Masks are also a key part of M:I 2. The franchise loves its surprise identities, a latex face torn off to reveal whoever was really someone else. But John Woo's entry in the series has the least intricate plot, and seems vividly uninterested in the espionage part of Ethan Hunt's job. This film was the real invention of Daredevil Maniac Tom Cruise, the very famous actor who is actually dangling off a cliff in Utah in the pointless-for-any-obvious-plot-reason mountain-climbing prologue. The actor had just spent half a decade playing somewhat regular humans in Jerry Maguire, Eyes Wide Shut, and Magnolia. So I think this second Mission was meant as a soft comeback, or maybe just an expression of pent-up action-guy frustration: Damn it, I just wanna be freaking awesome. Now Ethan Hunt knows martial arts, and drives a mean motorcycle, and can bungee-jump off a helicopter through an entire skyscraper.

It's ridiculous, but there's an intriguing twist thrown in: M:I 2 is the one Mission that keeps turning the signature mask gag back on its hero. The first time we see Cruise, he's actually Ambrose pretending to be Ethan. "He doubled you, what — two or three times?" asks the IMF Commander (Anthony Hopkins). An interesting window into IMF procedure here: When their top guy is unavailable, they slap an Ethan face onto a lesser agent and hope for the best. This is a quietly mind-boggling revelation, the kind of thing that drives vast fan theories in other franchises. (Do different movies feature different Ethans? Is that why he seems so dour in Ghost Protocol?) And M:I 2 honors Woo's fascination with parallel good-and-evil identities. Ambrose pretends to be Ethan again later, fooling Nyah away from her moonlight escape. Toward the end of the movie, Ambrose captures Ethan and fires nine or ten bullets into his enemy's body.

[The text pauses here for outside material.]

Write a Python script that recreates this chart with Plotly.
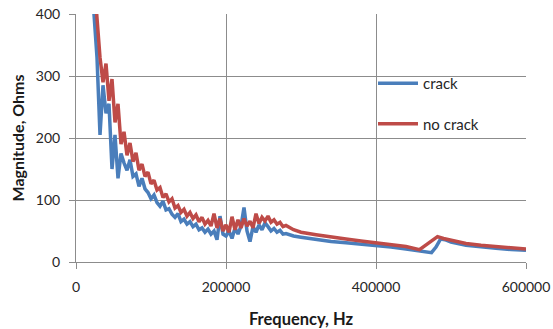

Of course, it's not Ethan, but the upside-mood lingers.

Malicious Neck-Snapping Cruise, Bad Boyfriend Cruise, Simpering Tortured Dead Cruise: You feel the actor exploring the outer range of his comfort zone, doing all the stuff his characters never really can do. Call these very different movies a linked set of nightmares. M:I 2 turns Cruise into a face anyone can wear. Eyes Wide Shut takes that face away entirely, reducing him to impotence and terror. Was that dwindling too much for Cruise to bear? The future was full of Missions, hyperbolizing Cruise into the stratospheric "living manifestation of destiny." Whereas who knows with the Harfords, but some marriages just don't last.